Следующая история (Нотебоом) - страница 3


«Меня можно назвать лишенным корней», — говорит о себе Сэйс Нотебоом. Свое детство он помнит смутно. По его мнению — из-за войны. Родился он 31 июля 1933 года в Гааге, но дом его был разбомблен, отец погиб, мать с детьми чудом успела эвакуироваться на север страны. После войны он вернулся в Гаагу, чтобы взглянуть на руины, некогда бывшие их домом. Но не нашел ничего, кроме выжженной пустыни. Целый район был сметен с лица земли.

Лишившись корней, ершистый отрок Нотебоом долго мыкался по католическим монастырским интернатам, откуда его с завидной регулярностью вышибали за трудновоспитуемость. Среди одноклассников Нотебоом тоже популярностью не пользовался, за ехидность и малопонятный юмор получив от них прозвище «кислый лимон». Так что, когда его выгнали из четвертой монастырской школы, никто не скорбел. Как ни странно, кроме него самого. При всем своем отвращении к обрядовости и ритуальности католицизма, которые потом своеобразно отзовутся в его книгах, он с истовостью путешественника во времени штудировал греческий с латынью. «Для того типа писателя, которым мне всегда хотелось стать, не существует лучшего базиса, чем старомодное классическое образование, — скажет он потом. — Я всегда относился к католицизму амбивалентно.

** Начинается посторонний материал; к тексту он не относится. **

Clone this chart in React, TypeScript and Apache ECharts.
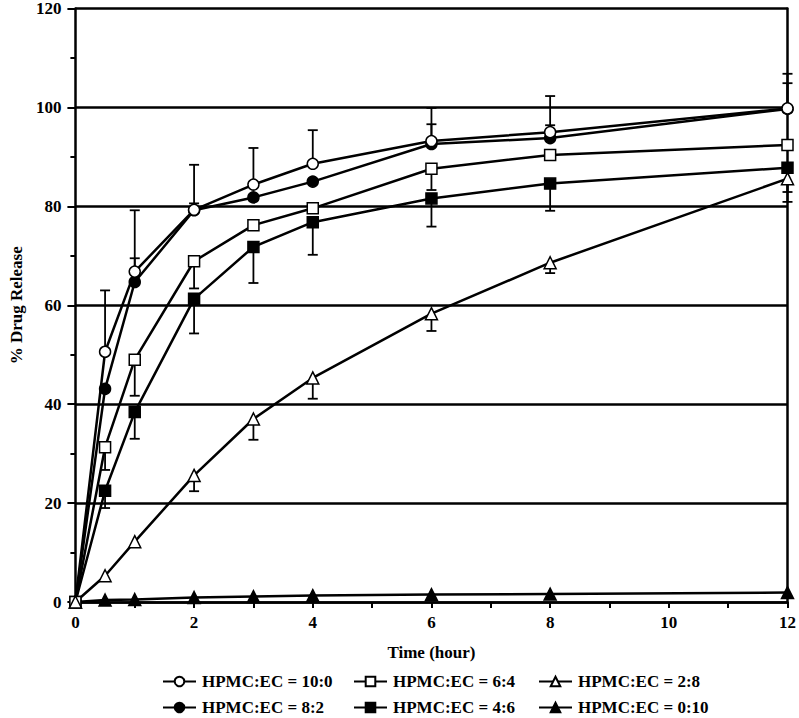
import React, { useEffect, useRef } from "react";
import * as echarts from "echarts";

const times = [0, 0.5, 1, 2, 3, 4, 6, 8, 12];

const s10_0 = [0, 50.6, 66.8, 79.3, 84.4, 88.6, 93.2, 95.0, 99.8];
const s8_2 = [0, 43.1, 64.7, 79.2, 81.8, 85.0, 92.6, 93.8, 99.7];
const s6_4 = [0, 31.3, 49.0, 68.9, 76.2, 79.6, 87.6, 90.4, 92.4];
const s4_6 = [0, 22.5, 38.4, 61.3, 71.8, 76.8, 81.6, 84.6, 87.8];
const s2_8 = [0, 5.3, 12.2, 25.6, 37.0, 45.3, 58.3, 68.6, 85.6];
const s0_10 = [0, 0.4, 0.5, 0.9, 1.1, 1.3, 1.5, 1.6, 1.9];

// error bar end values (null = no visible bar)
const e10_0 = [null, 63.0, 79.2, 88.4, 91.8, 95.4, 99.9, 102.3, 106.8];
const e8_2 = [null, null, 69.5, 80.6, null, null, 96.6, 96.4, 104.9];
const e6_4 = [null, 26.7, 41.7, 63.4, null, null, 83.3, null, null];
const e4_6 = [null, 19.0, 33.0, 54.3, 64.5, 70.2, 75.9, 79.1, 80.9];
const e2_8 = [null, null, null, 22.4, 32.8, 41.1, 54.8, 66.5, 82.9];

const seriesNames = [
  "HPMC:EC = 10:0",
  "HPMC:EC = 8:2",
  "HPMC:EC = 6:4",
  "HPMC:EC = 4:6",
  "HPMC:EC = 2:8",
  "HPMC:EC = 0:10",
];

const yTicks = [0, 20, 40, 60, 80, 100, 120];
const xTicks = [0, 2, 4, 6, 8, 10, 12];

const FONT = "'Liberation Serif', 'Times New Roman', serif";

export default function App() {
  const ref = useRef<HTMLDivElement>(null);

  useEffect(() => {
    if (!ref.current) return;
    const chart = echarts.init(ref.current, undefined, { renderer: "svg" });

    const values = [s10_0, s8_2, s6_4, s4_6, s2_8, s0_10];
    const errs = [e10_0, e8_2, e6_4, e4_6, e2_8, null];
    const symbols = ["circle", "circle", "rect", "rect", "triangle", "triangle"];
    const filled = [false, true, false, true, false, true];

    const lineSeries = values.map((vals, i) => ({
      name: seriesNames[i],
      type: "line",
      data: times.map((t, k) => [t, vals[k]]),
      symbol: symbols[i],
      symbolSize: symbols[i] === "triangle" ? 12 : 11,
      showAllSymbol: true,
      z: 3 + (filled[i] ? 0 : 1),
      lineStyle: { color: "#000", width: 2.5 },
      itemStyle: {
        color: filled[i] ? "#000" : "#fff",
        borderColor: "#000",
        borderWidth: 1.5,
      },
    }));

    const errData: number[][] = [];
    errs.forEach((e, i) => {
      if (!e) return;
      e.forEach((end, k) => {
        if (end === null) return;
        errData.push([times[k], values[i][k], end as number]);
      });
    });

    const errSeries = {
      type: "custom",
      name: "err",
      z: 2,
      silent: true,
      data: errData,
      renderItem: (params: any, api: any) => {
        const x = api.value(0);
        const v = api.value(1);
        const end = api.value(2);
        const p1 = api.coord([x, v]);
        const p2 = api.coord([x, end]);
        const cap = 5;
        return {
          type: "group",
          children: [
            {
              type: "line",
              shape: { x1: p1[0], y1: p1[1], x2: p2[0], y2: p2[1] },
              style: { stroke: "#000", lineWidth: 1.8 },
            },
            {
              type: "line",
              shape: { x1: p2[0] - cap, y1: p2[1], x2: p2[0] + cap, y2: p2[1] },
              style: { stroke: "#000", lineWidth: 1.8 },
            },
          ],
        };
      },
    };

    const legendBase = {
      orient: "vertical",
      top: 673,
      height: 80,
      padding: 0,
      itemWidth: 33,
      itemHeight: 12,
      itemGap: 9,
      selectedMode: false,
      textStyle: { fontFamily: FONT, fontWeight: "bold", fontSize: 17, color: "#000", padding: [0, 0, 0, 1] },
    };

    chart.setOption({
      animation: false,
      backgroundColor: "#fff",
      grid: { left: 57, right: 7, top: 6, bottom: 116, containLabel: false },
      legend: [
        { ...legendBase, left: 162, data: [seriesNames[0], seriesNames[1]] },
        { ...legendBase, left: 353, data: [seriesNames[2], seriesNames[3]] },
        { ...legendBase, left: 538, data: [seriesNames[4], seriesNames[5]] },
      ],
      xAxis: {
        type: "value",
        min: xTicks[0],
        max: xTicks[xTicks.length - 1],
        interval: 2,
        name: "Time (hour)",
        nameLocation: "middle",
        nameGap: 42,
        nameTextStyle: { fontFamily: FONT, fontWeight: "bold", fontSize: 17, color: "#000" },
        axisLine: { show: true, onZero: false, lineStyle: { color: "#000", width: 2.5 } },
        axisTick: { show: true, length: 6, lineStyle: { color: "#000", width: 2 } },
        minorTick: { show: true, splitNumber: 2, length: 6, lineStyle: { color: "#000", width: 2 } },
        splitLine: { show: false },
        axisLabel: { margin: 12, fontFamily: FONT, fontWeight: "bold", fontSize: 17, color: "#000" },
      },
      yAxis: [
        {
          type: "value",
          min: yTicks[0],
          max: yTicks[yTicks.length - 1],
          interval: 20,
          name: "% Drug Release",
          nameLocation: "middle",
          nameGap: 40,
          nameTextStyle: { fontFamily: FONT, fontWeight: "bold", fontSize: 17, color: "#000" },
          axisLine: { show: true, lineStyle: { color: "#000", width: 2.5 } },
          axisTick: { show: true, length: 8, lineStyle: { color: "#000", width: 2 } },
          minorTick: { show: true, splitNumber: 2, length: 5, lineStyle: { color: "#000", width: 2 } },
          splitLine: { show: true, lineStyle: { color: "#000", width: 2.5 } },
          axisLabel: { margin: 14, fontFamily: FONT, fontWeight: "bold", fontSize: 17, color: "#000" },
        },
        {
          type: "value",
          position: "right",
          min: 0,
          max: 120,
          interval: 20,
          axisLine: { show: true, lineStyle: { color: "#000", width: 2.5 } },
          axisTick: { show: false },
          axisLabel: { show: false },
          splitLine: { show: false },
        },
      ],
      series: [errSeries, ...lineSeries],
    });

    return () => chart.dispose();
  }, []);

  return (
    <div
      ref={ref}
      style={{ position: "fixed", left: 0, top: 0, width: 799, height: 718, background: "#fff" }}
    />
  );
}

Когда христиане рассказывают мне, как мне нужно вести себя с точки зрения морали, я всегда спрашиваю себя, почему они так волнуются. Но когда я смотрю на романские церкви в Испании, я счастлив, что знаю основы христианства». Воспринимая католицизм лишь как связь с культурной традицией, Нотебоом в монастырских школах не обрел, а скорее утратил веру, хотя его спокойное безбожие и не перешло в фазу активного богоотрицания, как это случилось с фламандцем Хюго Клаусом. «Но Хюго стали изводить всем этим лет с трех. У нас же дома никто не придавал вере особого значения. Лишь после войны, когда мать вышла замуж за яростного католика, вопрос стал ребром. Но для меня это было уже слишком поздно».

С отчимом у изгнанного из всех католических школ подростка отношения категорически не складывались. Тот был еще и патологически скуп — что вовсе не есть порок у голландцев. Кормить шестнадцатилетнего оболтуса ему явно не хотелось, поэтому, найдя предлог для очередного скандала, он выставил его за порог. Сэйс Нотебоом считает, что именно с этого момента судьба обрекла его на странничество — и на все, с чем оно связано: бродяжничество, изгнанность, неприкаянность, инородность и в конечном итоге одиночество. Он перебивался случайной работой в банках, конторах, рекламных бюро. Все родственники, включая богатых дядюшек, с легкостью от него отреклись. «Эти годы покрыты для меня какой-то пеленой, — вспоминает Нотебоом. — Я был очень одиноким парнишкой». А по ночам он писал. Все ночи напролет. Потом мелко и тщательно рвал написанное. И запоем читал Фолкнера. В этом и находил какое-то спасение.